La Chiesa anglicana inizia a guardare in direzione delle dottrine protestanti con Edoardo VI, che negli anni a cavallo fra il 1549 e il 1552 fa approvare dottrine e liturgie che si allontanano da quelle previste dalla Chiesa romana.
Quando, sotto il regno di Elisabetta, finalmente il “problema religioso” viene dibattuto in Parlamento, gli esuli rimpatriati devono lottare per ottenere anche solo il ripristino immediato del Libro di preghiere del 1552, andando, così, contro il desiderio di Elisabetta di procedere con cautela e con piccole innovazioni graduali, in modo da non urtare la suscettibilità di coloro che ancora credevano nella presenza reale del Cristo nell’eucaristia. Le nuove norme religiose varate da Elisabetta sono contenute nelle Injunctions del 1559, suddivise in 53 articoli. Con esse, oltre a ristabilire la supremazia della Corona su tutto il terriorio nazionale, viene istituita la Court of High Commission.
Elisabetta ricopre le sedi vescovili vacanti e quelle che erano state tolte agli ultimi vescovi mariani e per formare i nuovi quadri dell’episcopato deve rivolgersi proprio agli esuli, che accettano a malincuore il sistema in cui si trovano inseriti, temendo, d’altra parte, in caso di rifiuto, di favorire un ritorno dei papisti.
Malgrado le ingiunzioni del 1559 non si giunse mai, durante il regno di Elisabetta Tudor ad un’uniformità religiosa, nonostante la destituzione degli ecclesiastici più ostinati. Con il passare del tempo anche i vescovi più sinceramente calvinisti, irritati dalle resistenze frapposte alla loro autorità, presero un atteggiamento sempre più ostile al puritanesimo.

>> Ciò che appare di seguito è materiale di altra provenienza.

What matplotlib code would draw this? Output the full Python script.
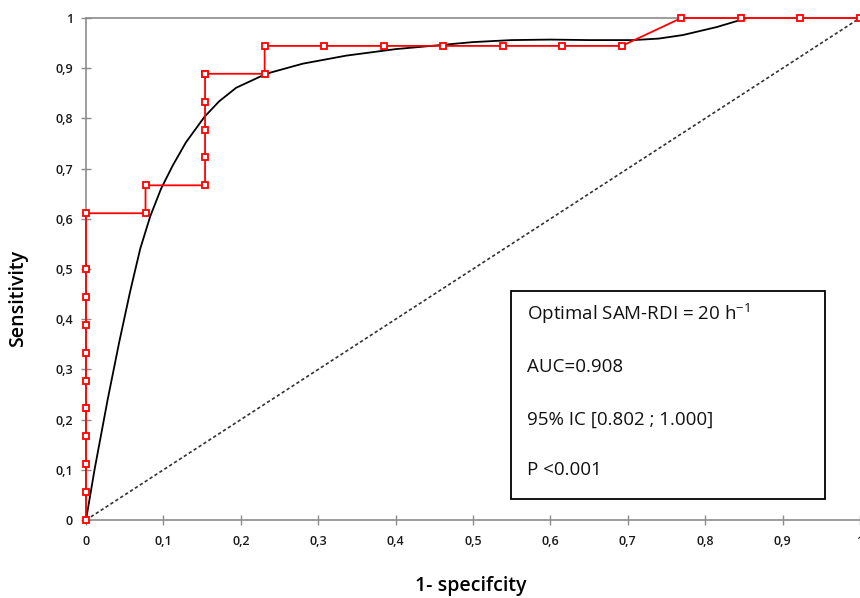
import matplotlib
matplotlib.use("Agg")
import matplotlib.pyplot as plt
from matplotlib.patches import Rectangle

# ROC empirical points (1-specificity, sensitivity)
roc_x = [0, 0, 0, 0, 0, 0, 0, 0, 0, 0, 0,
         0.0769, 0.0769, 0.1538, 0.1538, 0.1538, 0.1538, 0.1538, 0.1538,
         0.2308, 0.2308, 0.3077, 0.3846, 0.4615, 0.5385, 0.6154, 0.6923,
         0.7692, 0.8462, 0.9231, 1.0]
roc_y = [0, 0.0556, 0.1111, 0.1667, 0.2222, 0.2778, 0.3333, 0.3889, 0.4444, 0.5, 0.6111,
         0.6111, 0.6667, 0.6667, 0.7222, 0.7778, 0.8333, 0.8889, 0.8889,
         0.8889, 0.9444, 0.9444, 0.9444, 0.9444, 0.9444, 0.9444, 0.9444,
         1.0, 1.0, 1.0, 1.0]

# smooth fitted curve
fit_x = [0, 0.011, 0.028, 0.043, 0.057, 0.070, 0.083, 0.097, 0.112, 0.129, 0.153,
         0.172, 0.194, 0.233, 0.280, 0.336, 0.4, 0.5, 0.55, 0.6, 0.65, 0.707,
         0.74, 0.771, 0.815, 0.854]
fit_y = [0, 0.10, 0.24, 0.355, 0.455, 0.54, 0.605, 0.66, 0.706, 0.752, 0.803,
         0.834, 0.861, 0.889, 0.909, 0.925, 0.938, 0.952, 0.956, 0.957, 0.956, 0.956,
         0.959, 0.966, 0.982, 1.0]

ticks = [0, 0.1, 0.2, 0.3, 0.4, 0.5, 0.6, 0.7, 0.8, 0.9, 1]
tick_labels = ["0", "0,1", "0,2", "0,3", "0,4", "0,5", "0,6", "0,7", "0,8", "0,9", "1"]

box_lines = ["Optimal SAM-RDI = 20 h$^{-1}$", "AUC=0.908", "95% IC [0.802 ; 1.000]", "P <0.001"]

plt.rcParams['font.family'] = ['Open Sans', 'DejaVu Sans']
plt.rcParams['mathtext.fontset'] = 'custom'
plt.rcParams['mathtext.rm'] = 'Open Sans'
plt.rcParams['mathtext.it'] = 'Open Sans'

fig = plt.figure(figsize=(8.6, 5.98), dpi=100)
ax = fig.add_axes([0.1, 0.1304, 0.9, 0.8395])
ax.set_xlim(0, 1)
ax.set_ylim(0, 1)

ax.plot([0, 1], [0, 1], color="#333333", linestyle=(0, (2, 1.5)), linewidth=1.2, zorder=2)
ax.plot(fit_x, fit_y, color="black", linewidth=1.3, zorder=3, solid_joinstyle="round")
ax.plot(roc_x, roc_y, color="red", linewidth=1.3, marker="s", markersize=5,
        markerfacecolor="white", markeredgecolor="red", markeredgewidth=1.3,
        zorder=4, clip_on=False)

for side in ["left", "bottom", "top"]:
    ax.spines[side].set_color("#8c8c8c")
    ax.spines[side].set_linewidth(1.2)
ax.spines["right"].set_visible(False)

ax.set_xticks(ticks)
ax.set_xticklabels(tick_labels)
ax.set_yticks(ticks)
ax.set_yticklabels(tick_labels)
ax.tick_params(axis="both", direction="inout", length=7, width=1, color="#8c8c8c",
               labelsize=9, labelcolor="#1a1a1a")
ax.tick_params(axis="x", pad=7)
ax.tick_params(axis="y", pad=6)
for lbl in ax.get_xticklabels() + ax.get_yticklabels():
    lbl.set_fontweight("semibold")

fig.text(471 / 860, 1 - 586 / 598, "1- specifcity", fontsize=14, fontweight="semibold",
         ha="center", va="center")
fig.text(18 / 860, 1 - 298 / 598, "Sensitivity", fontsize=14, fontweight="semibold",
         ha="center", va="center", rotation=90)

ax.add_patch(Rectangle((0.549, 0.042), 0.406, 0.414, transform=ax.transAxes,
                       facecolor="white", edgecolor="black", linewidth=1.3, zorder=5))
for line, yy in zip(box_lines, [0.410, 0.305, 0.199, 0.0996]):
    ax.text(0.570, yy, line, transform=ax.transAxes, fontsize=13.5, va="center",
            ha="left", zorder=6, color="#111111")

fig.savefig("out.png", dpi=100)
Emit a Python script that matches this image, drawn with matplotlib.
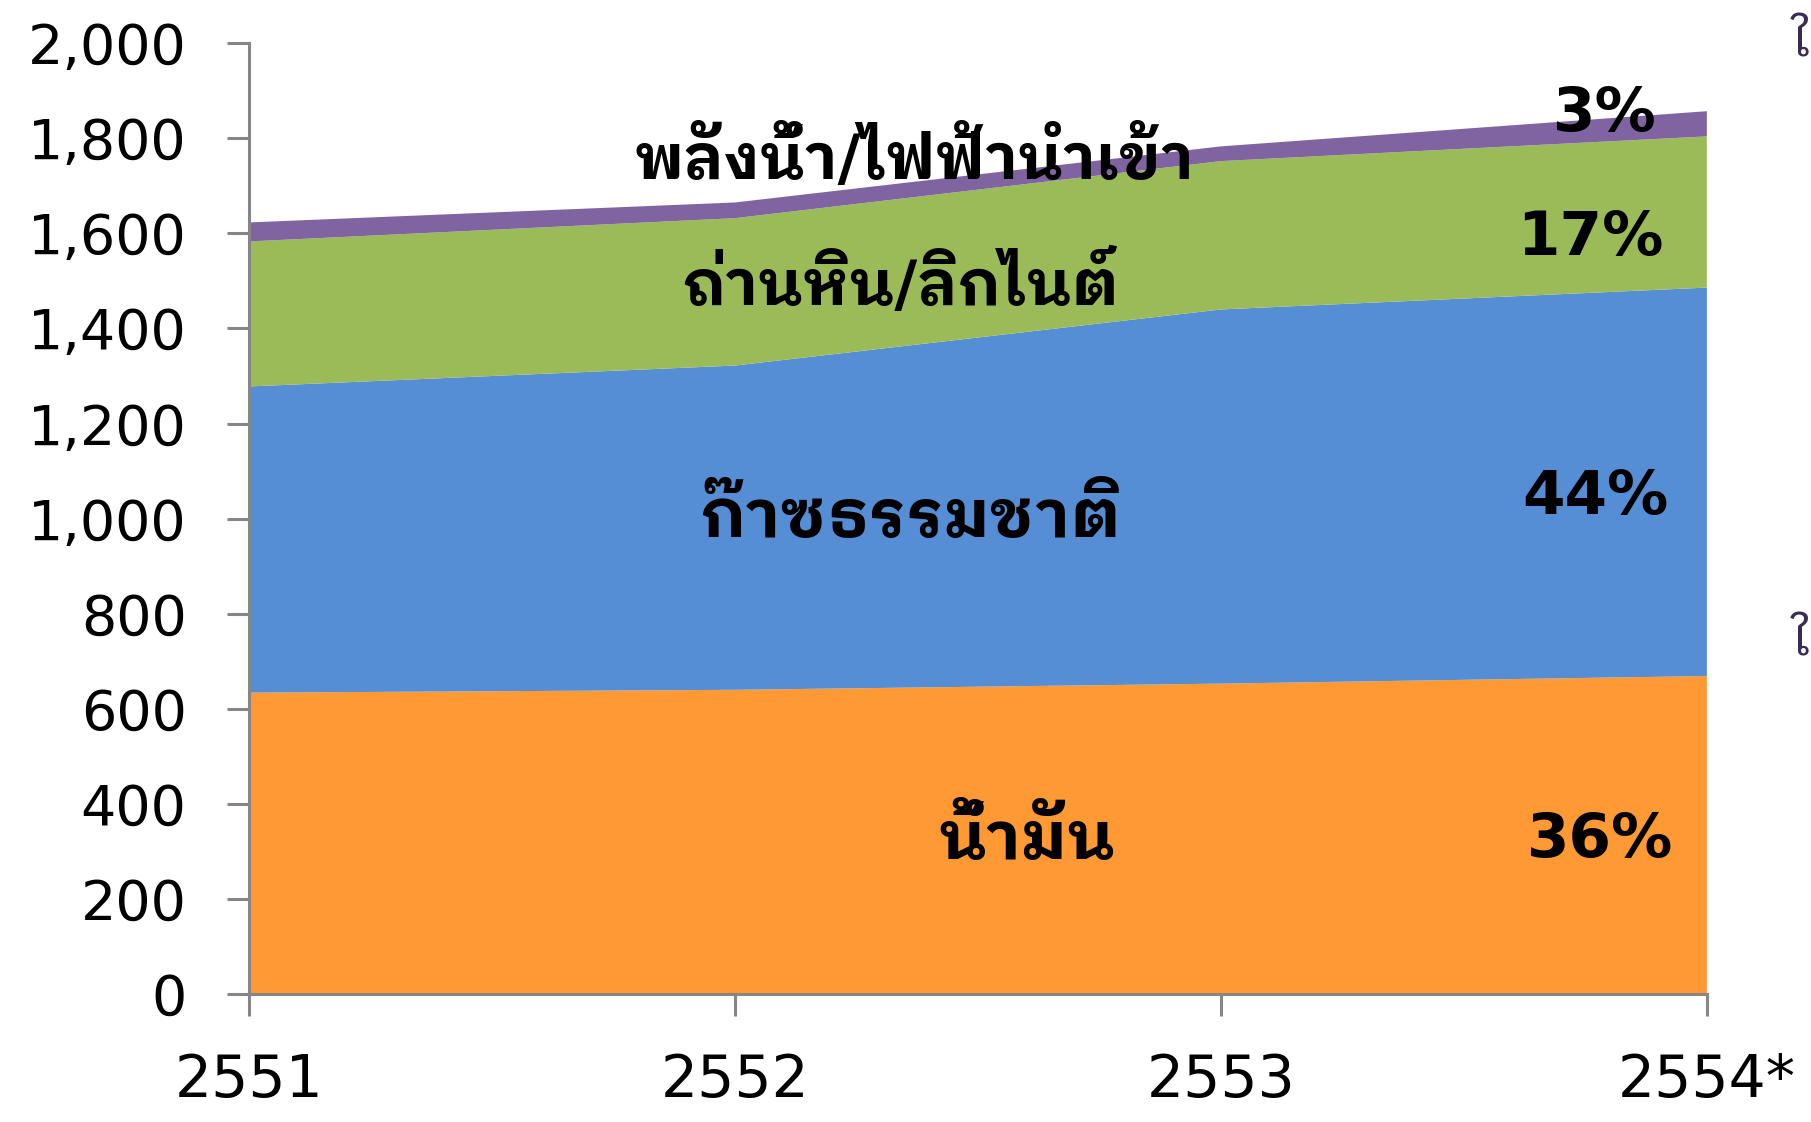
import matplotlib
matplotlib.use("Agg")
from matplotlib import pyplot as plt

# energy use by source
years = ["2551", "2552", "2553", "2554*"]
oil = [634, 640, 653, 669]
gas = [644, 682, 787, 817]
coal = [305, 310, 312, 318]
hydro = [40, 33, 31, 53]

colors = ["#FF9933", "#558ED5", "#9BBB59", "#8064A2"]
names = ["น้ำมัน", "ก๊าซธรรมชาติ", "ถ่านหิน/ลิกไนต์", "พลังน้ำ/ไฟฟ้านำเข้า"]
shares = ["36%", "44%", "17%", "3%"]

thai = ["DejaVu Sans", "IBM Plex Sans Thai Looped"]
plt.rcParams["font.family"] = thai

fig = plt.figure(figsize=(18.11, 11.22), dpi=100)
ax = fig.add_axes([0.1375, 0.114, 0.805, 0.8475])

x = list(range(len(years)))
ax.stackplot(x, oil, gas, coal, hydro, colors=colors, linewidth=0)

ax.set_xlim(0, 3)
ax.set_ylim(0, 2000)
ax.set_xticks(x)
ax.set_xticklabels(years)
ax.set_yticks(range(0, 2001, 200))
ax.set_yticklabels(["{:,}".format(v) for v in range(0, 2001, 200)])

for s in ["top", "right"]:
    ax.spines[s].set_visible(False)
for s in ["left", "bottom"]:
    ax.spines[s].set_color("#868686")
    ax.spines[s].set_linewidth(2.2)
ax.tick_params(axis="y", direction="out", length=16, width=2.2, color="#868686",
               labelsize=40, pad=29)
ax.tick_params(axis="x", direction="out", length=16, width=2.2, color="#868686",
               labelsize=42, pad=26)

# series names inside the areas
ax.text(1.37, 1755, names[3], fontsize=45, fontweight="bold", ha="center", va="center")
ax.text(1.34, 1492, names[2], fontsize=45, fontweight="bold", ha="center", va="center")
ax.text(1.36, 1002, names[1], fontsize=48, fontweight="bold", ha="center", va="center")
ax.text(1.6, 325, names[0], fontsize=48, fontweight="bold", ha="center", va="center")

# shares for the last year
ax.text(2.79, 1850, shares[3], fontsize=44, fontweight="bold", ha="center", va="center")
ax.text(2.76, 1590, shares[2], fontsize=44, fontweight="bold", ha="center", va="center")
ax.text(2.77, 1045, shares[1], fontsize=44, fontweight="bold", ha="center", va="center")
ax.text(2.78, 322, shares[0], fontsize=44, fontweight="bold", ha="center", va="center")

# cut-off text at the right edge of the original slide
fig.text(0.989, 0.962, "ใ", fontsize=36, color="#3a2a55", ha="left", va="center")
fig.text(0.989, 0.428, "ใ", fontsize=36, color="#3a2a55", ha="left", va="center")

fig.savefig("out.png", dpi=100)
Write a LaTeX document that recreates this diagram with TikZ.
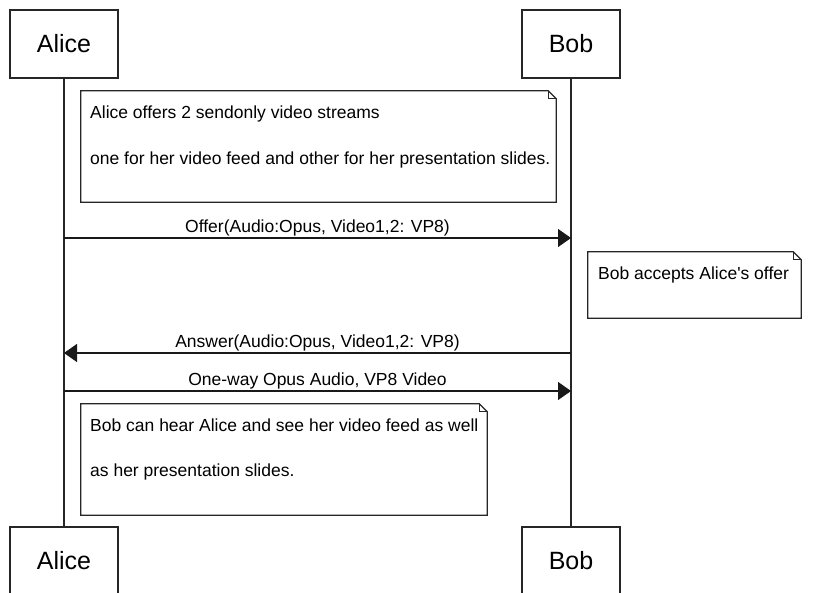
\documentclass[tikz,border=0pt]{standalone}
\usepackage{fontspec}
\setmainfont{Liberation Sans}[Ligatures=TeXOff]
\usetikzlibrary{arrows.meta}
\newcommand\dogear[1]{%
  \draw[noteline] (#1.north west) -- ([xshift=-8pt]#1.north east) -- ([yshift=-8pt]#1.north east) -- (#1.south east) -- (#1.south west) -- cycle;
  \draw[noteline] ([xshift=-8pt]#1.north east) |- ([yshift=-8pt]#1.north east);}
\begin{document}
\begin{tikzpicture}[x=1pt,y=-1pt,
  actor/.style={draw=black!85, line width=1.2pt, fill=white, minimum height=68pt, inner sep=0pt, font=\fontsize{25}{29}\selectfont},
  notebox/.style={draw=none, fill=white, inner sep=0pt},
  noteline/.style={draw=black!85, line width=1.2pt, line join=miter},
  notetext/.style={anchor=west, inner sep=0pt, font=\fontsize{17.5}{21}\selectfont},
  msgtext/.style={inner sep=0pt, font=\fontsize{17.5}{21}\selectfont},
  msg/.style={line width=1.2pt, draw=black!90, -{Triangle[length=13pt,width=18pt]}},
  life/.style={line width=1.2pt, draw=black!85},
]
\useasboundingbox (0,0) rectangle (817,593);
\fill[white] (0,0) rectangle (817,593);
\clip (0,0) rectangle (817,593);

% actors and lifelines
\node[actor, minimum width=108pt] (aliceTop) at (64,44) {Alice};
\node[actor, minimum width=98pt] (bobTop) at (571,44) {Bob};
\node[actor, minimum width=108pt] (aliceBot) at (64,561) {Alice};
\node[actor, minimum width=98pt] (bobBot) at (571,561) {Bob};
\draw[life] (aliceTop.south) -- (aliceBot.north);
\draw[life] (bobTop.south) -- (bobBot.north);

% note 1
\node[notebox, minimum width=475pt, minimum height=111pt] (note1) at (318.5,146.5) {};
\dogear{note1}
\node[notetext] (n1a) at (90,114) {Alice offers 2 sendonly video streams};
\node[notetext] (n1b) at (90,160) {one for her video feed and other for her presentation slides.};

% offer
\coordinate (offA) at (aliceTop.south |- 0,238);
\coordinate (offB) at (bobTop.south |- 0,238);
\draw[msg] (offA) -- (offB) node[msgtext, midway, yshift=10pt] (offerlbl) {Offer(Audio:Opus, Video1,2: VP8)};

% note 2
\node[notebox, minimum width=213pt, minimum height=66pt] (note2) at (694.5,285) {};
\dogear{note2}
\node[notetext] (n2a) at (598,275) {Bob accepts Alice's offer};

% answer
\coordinate (ansA) at (aliceTop.south |- 0,353);
\coordinate (ansB) at (bobTop.south |- 0,353);
\draw[msg] (ansB) -- (ansA) node[msgtext, midway, yshift=10pt] (answerlbl) {Answer(Audio:Opus, Video1,2: VP8)};

% one-way
\coordinate (owA) at (aliceTop.south |- 0,391);
\coordinate (owB) at (bobTop.south |- 0,391);
\draw[msg] (owA) -- (owB) node[msgtext, midway, yshift=10pt] (owlbl) {One-way Opus Audio, VP8 Video};

% note 3
\node[notebox, minimum width=406pt, minimum height=111pt] (note3) at (284,459.5) {};
\dogear{note3}
\node[notetext] (n3a) at (90,425) {Bob can hear Alice and see her video feed as well};
\node[notetext] (n3b) at (90,472) {as her presentation slides.};
\end{tikzpicture}
\end{document}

Incessanti sforzi vengono compiuti per riformare la liturgia e le istituzioni ecclesiastiche attraverso il parlamento, anche se la regina non dimentica di esser stata costretta ad accettare, nel 1559, un ordinamento liturgico più protestante di quanto essa avrebbe desiderato: solo sulla persecuzione dei cattolici puritani e corona erano d’accordo, poiché Elisabetta temeva cospirazioni cattoliche ispirate dalla Spagna.